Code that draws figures

start

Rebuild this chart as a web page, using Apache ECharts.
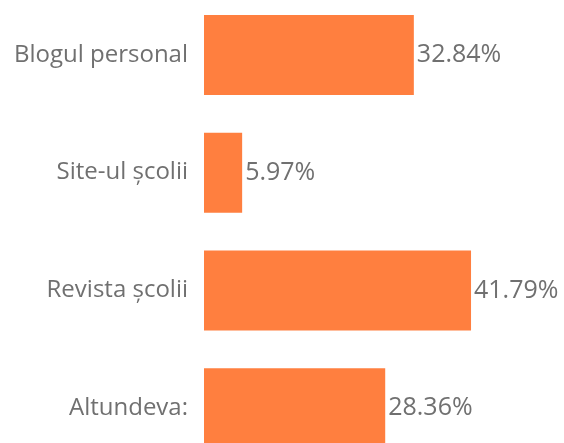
<!DOCTYPE html>
<html>
<head>
<meta charset="utf-8">
<script src="https://cdn.jsdelivr.net/npm/echarts@6/dist/echarts.min.js"></script>
<style>
  html, body { margin: 0; padding: 0; background: #fff; overflow: hidden; }
  #chart { width: 564px; height: 480px; margin-top: -4px; }
</style>
</head>
<body>
<div id="chart"></div>
<script>
var categories = ["Blogul personal", "Site-ul școlii", "Revista școlii", "Altundeva:"];
var values = [32.84, 5.97, 41.79, 28.36];

var myChart = echarts.init(document.getElementById("chart"));
var option = {
  animation: false,
  grid: {
    left: 204,
    top: 0,
    width: 360,
    height: 471
  },
  xAxis: {
    type: "value",
    min: 0,
    max: 56.34,
    show: false
  },
  yAxis: {
    type: "category",
    inverse: true,
    data: categories,
    axisLine: { show: false },
    axisTick: { show: false },
    axisLabel: {
      margin: 16,
      color: "#707070",
      fontFamily: "Open Sans",
      fontSize: 24
    }
  },
  series: [
    {
      type: "bar",
      data: values,
      barWidth: 80,
      itemStyle: { color: "#FF7F3F" },
      label: {
        show: true,
        position: "right",
        distance: 3,
        color: "#707070",
        fontFamily: "Open Sans",
        fontSize: 25,
        formatter: function (p) { return p.value.toFixed(2) + "%"; }
      }
    }
  ]
};
myChart.setOption(option);
</script>
</body>
</html>
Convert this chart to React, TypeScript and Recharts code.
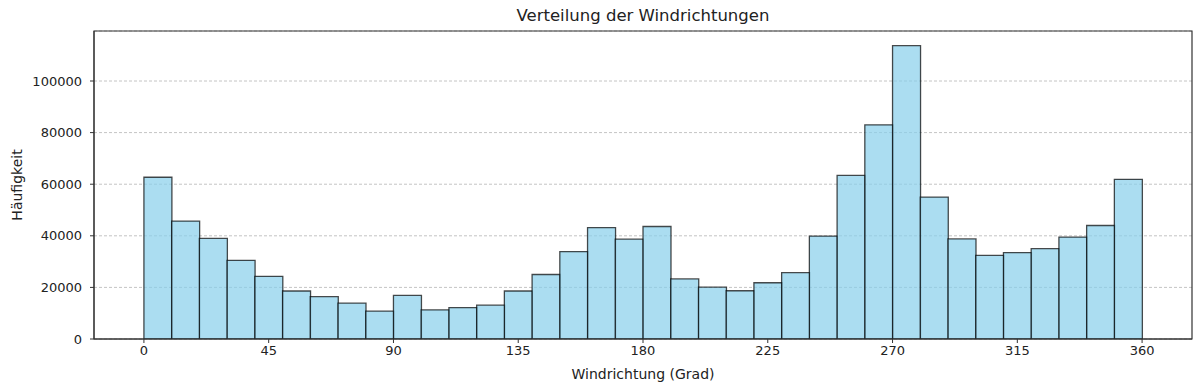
import React from 'react';
import {
  ComposedChart, Bar, XAxis, YAxis, CartesianGrid, ReferenceArea,
} from 'recharts';

// bin centres (10° bins) and counts
const binCenters = [
  5, 15, 25, 35, 45, 55, 65, 75, 85, 95, 105, 115,
  125, 135, 145, 155, 165, 175, 185, 195, 205, 215, 225, 235,
  245, 255, 265, 275, 285, 295, 305, 315, 325, 335, 345, 355,
];
const counts = [
  62700, 45700, 39000, 30500, 24300, 18600, 16400, 13900, 10800, 16900, 11300, 12200,
  13100, 18600, 25000, 33900, 43200, 38700, 43600, 23300, 20100, 18700, 21800, 25700,
  39900, 63400, 83000, 113700, 55000, 38800, 32400, 33500, 35000, 39500, 44000, 61900,
];
const xTicks = [0, 45, 90, 135, 180, 225, 270, 315, 360];
const yTicks = [0, 20000, 40000, 60000, 80000, 100000];
const binEdges = [0, 360];

const data = binCenters.map((c, i) => ({ dir: c, count: counts[i] }));

// matplotlib-like 5% margins
const xSpan = binEdges[1] - binEdges[0];
const xDomain: [number, number] = [binEdges[0] - 0.05 * xSpan, binEdges[1] + 0.05 * xSpan];
const yMax = Math.max(...counts) * 1.05;

const FONT = '"DejaVu Sans", sans-serif';
const tickStyle = { fill: '#222', fontSize: 13, fontFamily: FONT };

export default function App() {
  return (
    <div style={{ position: 'absolute', left: 0, top: 0, width: 1200, height: 392, background: '#fff' }}>
      <div
        style={{
          position: 'absolute', left: 94, width: 1098, top: 5, textAlign: 'center',
          fontFamily: FONT, fontSize: 16.5, color: '#222', lineHeight: '22px',
        }}
      >
        Verteilung der Windrichtungen
      </div>
      <ComposedChart
        width={1200}
        height={392}
        data={data}
        margin={{ top: 31, right: 8, left: 0, bottom: 0 }}
        barCategoryGap={0}
        barGap={0}
      >
        <CartesianGrid vertical={false} stroke="#c4c4c4" strokeDasharray="3 2" />
        <XAxis
          dataKey="dir"
          type="number"
          domain={xDomain}
          ticks={xTicks}
          allowDataOverflow
          height={53}
          tickSize={4}
          tickMargin={3}
          tick={tickStyle}
          stroke="#333"
          label={{
            value: 'Windrichtung (Grad)', position: 'insideBottom', offset: 13,
            style: { fill: '#222', fontSize: 14, fontFamily: FONT },
          }}
        />
        <YAxis
          type="number"
          domain={[0, yMax]}
          ticks={yTicks}
          allowDataOverflow
          width={94}
          tickSize={4}
          tickMargin={8}
          tick={tickStyle}
          stroke="#333"
          label={{
            value: 'Häufigkeit', angle: -90, position: 'insideLeft', offset: 17,
            style: { fill: '#222', fontSize: 14, fontFamily: FONT, textAnchor: 'middle' },
          }}
        />
        <Bar
          dataKey="count"
          fill="#87CEEB"
          fillOpacity={0.7}
          stroke="#000"
          strokeOpacity={0.7}
          strokeWidth={1.3}
          isAnimationActive={false}
        />
        <ReferenceArea
          x1={xDomain[0]}
          x2={xDomain[1]}
          y1={0}
          y2={yMax}
          fill="none"
          stroke="#333"
          strokeWidth={1.2}
          ifOverflow="visible"
        />
      </ComposedChart>
    </div>
  );
}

end

TASK DETAILS —
Reproduce the material above verbatim; omit every picture.

EXPECTED ANSWER —
Rebuild this chart as a web page, using Apache ECharts.
<!DOCTYPE html>
<html>
<head>
<meta charset="utf-8">
<script src="https://cdn.jsdelivr.net/npm/echarts@6/dist/echarts.min.js"></script>
<style>
  html, body { margin: 0; padding: 0; background: #fff; overflow: hidden; }
  #chart { width: 564px; height: 480px; margin-top: -4px; }
</style>
</head>
<body>
<div id="chart"></div>
<script>
var categories = ["Blogul personal", "Site-ul școlii", "Revista școlii", "Altundeva:"];
var values = [32.84, 5.97, 41.79, 28.36];

var myChart = echarts.init(document.getElementById("chart"));
var option = {
  animation: false,
  grid: {
    left: 204,
    top: 0,
    width: 360,
    height: 471
  },
  xAxis: {
    type: "value",
    min: 0,
    max: 56.34,
    show: false
  },
  yAxis: {
    type: "category",
    inverse: true,
    data: categories,
    axisLine: { show: false },
    axisTick: { show: false },
    axisLabel: {
      margin: 16,
      color: "#707070",
      fontFamily: "Open Sans",
      fontSize: 24
    }
  },
  series: [
    {
      type: "bar",
      data: values,
      barWidth: 80,
      itemStyle: { color: "#FF7F3F" },
      label: {
        show: true,
        position: "right",
        distance: 3,
        color: "#707070",
        fontFamily: "Open Sans",
        fontSize: 25,
        formatter: function (p) { return p.value.toFixed(2) + "%"; }
      }
    }
  ]
};
myChart.setOption(option);
</script>
</body>
</html>
Convert this chart to React, TypeScript and Recharts code.
import React from 'react';
import {
  ComposedChart, Bar, XAxis, YAxis, CartesianGrid, ReferenceArea,
} from 'recharts';

// bin centres (10° bins) and counts
const binCenters = [
  5, 15, 25, 35, 45, 55, 65, 75, 85, 95, 105, 115,
  125, 135, 145, 155, 165, 175, 185, 195, 205, 215, 225, 235,
  245, 255, 265, 275, 285, 295, 305, 315, 325, 335, 345, 355,
];
const counts = [
  62700, 45700, 39000, 30500, 24300, 18600, 16400, 13900, 10800, 16900, 11300, 12200,
  13100, 18600, 25000, 33900, 43200, 38700, 43600, 23300, 20100, 18700, 21800, 25700,
  39900, 63400, 83000, 113700, 55000, 38800, 32400, 33500, 35000, 39500, 44000, 61900,
];
const xTicks = [0, 45, 90, 135, 180, 225, 270, 315, 360];
const yTicks = [0, 20000, 40000, 60000, 80000, 100000];
const binEdges = [0, 360];

const data = binCenters.map((c, i) => ({ dir: c, count: counts[i] }));

// matplotlib-like 5% margins
const xSpan = binEdges[1] - binEdges[0];
const xDomain: [number, number] = [binEdges[0] - 0.05 * xSpan, binEdges[1] + 0.05 * xSpan];
const yMax = Math.max(...counts) * 1.05;

const FONT = '"DejaVu Sans", sans-serif';
const tickStyle = { fill: '#222', fontSize: 13, fontFamily: FONT };

export default function App() {
  return (
    <div style={{ position: 'absolute', left: 0, top: 0, width: 1200, height: 392, background: '#fff' }}>
      <div
        style={{
          position: 'absolute', left: 94, width: 1098, top: 5, textAlign: 'center',
          fontFamily: FONT, fontSize: 16.5, color: '#222', lineHeight: '22px',
        }}
      >
        Verteilung der Windrichtungen
      </div>
      <ComposedChart
        width={1200}
        height={392}
        data={data}
        margin={{ top: 31, right: 8, left: 0, bottom: 0 }}
        barCategoryGap={0}
        barGap={0}
      >
        <CartesianGrid vertical={false} stroke="#c4c4c4" strokeDasharray="3 2" />
        <XAxis
          dataKey="dir"
          type="number"
          domain={xDomain}
          ticks={xTicks}
          allowDataOverflow
          height={53}
          tickSize={4}
          tickMargin={3}
          tick={tickStyle}
          stroke="#333"
          label={{
            value: 'Windrichtung (Grad)', position: 'insideBottom', offset: 13,
            style: { fill: '#222', fontSize: 14, fontFamily: FONT },
          }}
        />
        <YAxis
          type="number"
          domain={[0, yMax]}
          ticks={yTicks}
          allowDataOverflow
          width={94}
          tickSize={4}
          tickMargin={8}
          tick={tickStyle}
          stroke="#333"
          label={{
            value: 'Häufigkeit', angle: -90, position: 'insideLeft', offset: 17,
            style: { fill: '#222', fontSize: 14, fontFamily: FONT, textAnchor: 'middle' },
          }}
        />
        <Bar
          dataKey="count"
          fill="#87CEEB"
          fillOpacity={0.7}
          stroke="#000"
          strokeOpacity={0.7}
          strokeWidth={1.3}
          isAnimationActive={false}
        />
        <ReferenceArea
          x1={xDomain[0]}
          x2={xDomain[1]}
          y1={0}
          y2={yMax}
          fill="none"
          stroke="#333"
          strokeWidth={1.2}
          ifOverflow="visible"
        />
      </ComposedChart>
    </div>
  );
}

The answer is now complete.